(Carlo Rebecchi)
La risposta americana all’ Iran – una dura rappresaglia dopo l’attacco delle fazioni alleate di Teheran che il 28 gennaio hanno ucciso tre militari americani in Giordania – è arrivata. Nella notte tra venerdì e ieri le forze armate degli Stati Uniti hanno colpito 85 “obiettivi” in sette località della Siria e dell’ Iraq. I raid avrebbero provocato secondo l’Osservatorio siriano dei diritti dell’uomo la morte di almeno 23 combattenti filo-iraniani. Oltre alle installazioni dei movimenti amici, i proxy, in Iraq sarebbero rimasti uccisi 16 civili. i raid hanno colpito anche quartier generali della Divisione Qods, l’apparato dei Guardiani della Rivoluzione che tiene insieme e coordina le varie organizzazioni filoiraniane e le assiste. Sarebbero stati colpiti centri di comando, di intelligence, depositi di razzi, missili e droni “scelti perché direttamente coinvolti nei continui attacchi contro gli americani”, ha detto il generale Douglas Sims, direttore delle operazioni congiunte dello Stato maggiore Usa. Nei raid sono stati utlizzati anche bombardieri supersonici B1 partiti direttamente dagli Stati Uniti.
“La nostra risposta è cominciata oggi. Continuerà secondo un calendario e nei posti che sceglieremo noi”, è stata a prima spiegazione di Joe Biden, il quale ha poi dichiarato, in un comunicato, che “gli Stati Uniti non vogliono un conflitto né nel Medio Oriente né in alcuna altra parte del mondo. Ma quelli che vogliono farci del male devono sapere bene questo: se voi toccherete un americano noi risponderemo”. Secondo fonti del Pentagono, la pressione sulle fazioni amiche dell’Iran potrebbe continuare anche per settimane, soprattutto se gli Houthi yemeniti dovessero continuare rappresentare una minaccia per le navi mercantili che, dall’ Asia e dal Golfo, fanno rotta verso il canale di Suez e il Mediterraneo.
L’Iran – cui è principalmente diretto l’altolà americano, dato che è Teheran a fornire droni e missili ai movimenti amici – ha “condannato con forza” gli attacchi americani e denunciato la “violazione della sovranità di Siria e Iraq”, che ha definito un “errore strategico” degli Usa la cui conseguenza sarà “l’intensificazione delle tensioni e della instabilità nella regione”.
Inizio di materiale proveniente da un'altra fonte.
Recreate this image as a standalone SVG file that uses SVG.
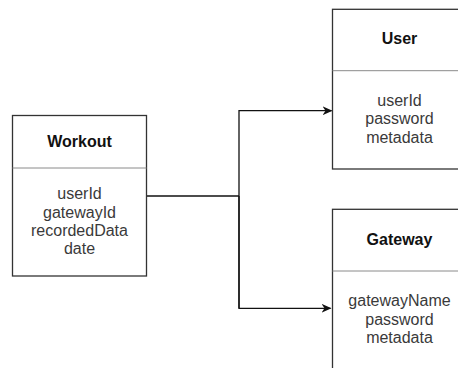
<svg xmlns="http://www.w3.org/2000/svg" width="458" height="368" viewBox="0 0 458 368">
  <style>
    .box { fill: #ffffff; stroke: #333333; stroke-width: 1.3; }
    .div { stroke: #8a8a8a; stroke-width: 1; fill: none; }
    .title { font-family: "Liberation Sans", Arial, sans-serif; font-size: 16px; font-weight: bold; fill: #111111; text-anchor: middle; }
    .field { font-family: "Liberation Sans", Arial, sans-serif; font-size: 16px; fill: #3a3a3a; text-anchor: middle; }
    .conn { fill: none; stroke: #111111; stroke-width: 1.3; }
  </style>
  <defs>
    <marker id="arrow" viewBox="0 0 10 10" refX="9" refY="5" markerWidth="10" markerHeight="9" markerUnits="userSpaceOnUse" orient="auto" preserveAspectRatio="none">
      <path d="M0,0 L10,5 L0,10 L3,5 Z" fill="#111111"/>
    </marker>
  </defs>
  <rect width="458" height="368" fill="#ffffff"/>

  <g id="connectors">
    <polyline class="conn" points="146.5,196 239,196"/>
    <polyline class="conn" points="239,308.3 239,110.7 331.5,110.7" marker-end="url(#arrow)"/>
    <polyline class="conn" points="239,196 239,308.3 330.5,308.3" marker-end="url(#arrow)"/>
  </g>

  <g id="workout">
    <rect class="box" x="12.5" y="115.5" width="134" height="160.5"/>
    <line class="div" x1="12.5" y1="168" x2="146.5" y2="168"/>
    <text class="title" x="79.5" y="147.3">Workout</text>
    <text class="field" x="79.5" y="199.3">userId</text>
    <text class="field" x="79.5" y="217.7">gatewayId</text>
    <text class="field" x="79.5" y="236">recordedData</text>
    <text class="field" x="79.5" y="254.4">date</text>
  </g>

  <g id="user">
    <rect class="box" x="332.5" y="9.3" width="134" height="159.7"/>
    <line class="div" x1="332.5" y1="70.7" x2="466.5" y2="70.7"/>
    <text class="title" x="399.5" y="44.3">User</text>
    <text class="field" x="399.5" y="105.7">userId</text>
    <text class="field" x="399.5" y="124.2">password</text>
    <text class="field" x="399.5" y="142.7">metadata</text>
  </g>

  <g id="gateway">
    <rect class="box" x="332.5" y="209.3" width="134" height="170"/>
    <line class="div" x1="332.5" y1="271" x2="466.5" y2="271"/>
    <text class="title" x="399.5" y="245.3">Gateway</text>
    <text class="field" x="399.5" y="306">gatewayName</text>
    <text class="field" x="399.5" y="324.5">password</text>
    <text class="field" x="399.5" y="343">metadata</text>
  </g>
</svg>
Circa 900 soldati americani sono presenti in Siria e 2500 in Iraq nel quadro di una coalizione internazionale anti-jihadista creata per combattere il gruppo Stato Islamico quando questo controllava la maggior parte dei territori iracheno e siriano. La coalizione è rimasta in Siria anche dopo la sconfitta dello Stato Islamico, nel 2017 in Iraq e nel 2019 in Siria.
Il Segretario di Stato americano Antony Blinken, nella nuova missione che sta per intraprendere nel Vicino Oriente, ribadirà ai suoi interlocutori che gli Stati Uniti non vogliono un allargamento del conflitto ma stanno lavorando attivamente per l’avvio di un processo diplomatico finora ostacolato soprattutto dal premier israeliano Netanyahu. L’idea della Casa Bianca sarebbe di pervenire alla creazione, accanto allo stato israeliano, di uno stato palestinese smilitarizzato e, in parallelo, di giungere al riconoscimento diplomatico tra Israele e l’Arabia Saudita. Due obiettivi che il premier Netanyahu continua a respingere con forza.